Esse talvez tenha sido o segredo da canção: a capacidade de converter uma situação íntima, a recuperação de uma desilusão amorosa, num símbolo aplicável a qualquer circunstância de superação. Foi isso que permitiu que, para lá do universo das discotecas, a música fosse adotada como bandeira em lutas sociais.

Por exemplo, a emancipação feminina encontrou na voz de Gaynor um espelho e um estímulo; movimentos pela igualdade de género viram naquela batida um grito de afirmação. Mais tarde, a comunidade LGBTQIA+ apropriou-se dela como hino de orgulho e de libertação, cantando-a em marchas, manifestações e celebrações, onde se transformou numa espécie de bandeira invisível que unia milhares de pessoas.

Ao longo dos anos, a canção não perdeu fôlego. O tempo apenas lhe acrescentou novas camadas de significado. Cada crise mundial, cada momento de dificuldade coletiva, reencontrou em “I Will Survive” um eco. Durante a pandemia do Covid-19, quando o silêncio das ruas se impôs e a vida parecia suspensa, muitos recuperaram a canção como forma de acreditar na resistência e na possibilidade de recomeço.

Em 2025, num mundo novamente atravessado por incertezas — sejam guerras, instabilidade política ou o peso das alterações climáticas —, escutá-la continua a ser um lembrete poderoso de que sobreviver não é apenas resistir passivamente, mas sim reinventar-se, encontrar dentro de nós a energia para avançar.

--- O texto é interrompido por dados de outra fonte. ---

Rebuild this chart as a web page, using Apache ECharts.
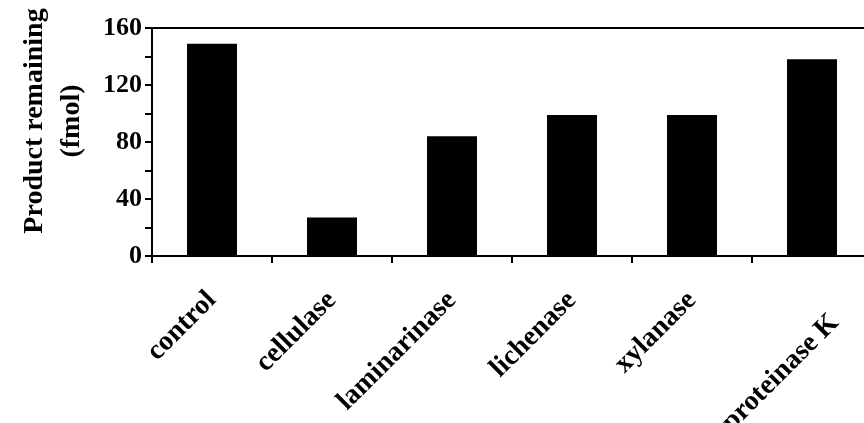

Assim, quase meio século após a sua estreia, o poder da interpretação de Gaynor permanece intacto. Há qualquer coisa de intemporal na forma como a sua voz se eleva, firme e inquebrável, projetando confiança no meio de arranjos que, apesar de datados, nunca deixaram de soar familiares.

A sua longevidade não é fruto apenas da nostalgia: é resultado da capacidade de falar a todos os que, em qualquer época, se sentiram em queda e precisaram de se levantar. Talvez seja esse o maior triunfo da música popular — quando uma canção consegue atravessar contextos tão distintos e manter-se relevante, não apenas como lembrança, mas como presença viva.

A verdade é que poucas músicas resistem ao teste da memória coletiva com esta intensidade. “I Will Survive” não pertence apenas a Gloria Gaynor nem ao final dos anos setenta; pertence ao mundo. Cada vez que alguém a canta, mesmo que distraidamente, mesmo que apenas o refrão, reafirma-se a vitalidade de uma mensagem que não perdeu nem perderá atualidade. É uma lembrança de que a vida é feita de quedas e recomeços, de fracassos e conquistas, e que, perante tudo isso, sobreviver continua a ser a mais humana das vitórias.

E talvez seja por isso que, mesmo hoje, ao soar inesperadamente numa sala, numa festa ou num qualquer corredor universitário, há sempre quem se junte ao refrão, com um sorriso cúmplice. Porque, no fundo, todos sabemos que aquelas palavras não são apenas um verso de música: são uma declaração de vida. Sobreviver, sempre.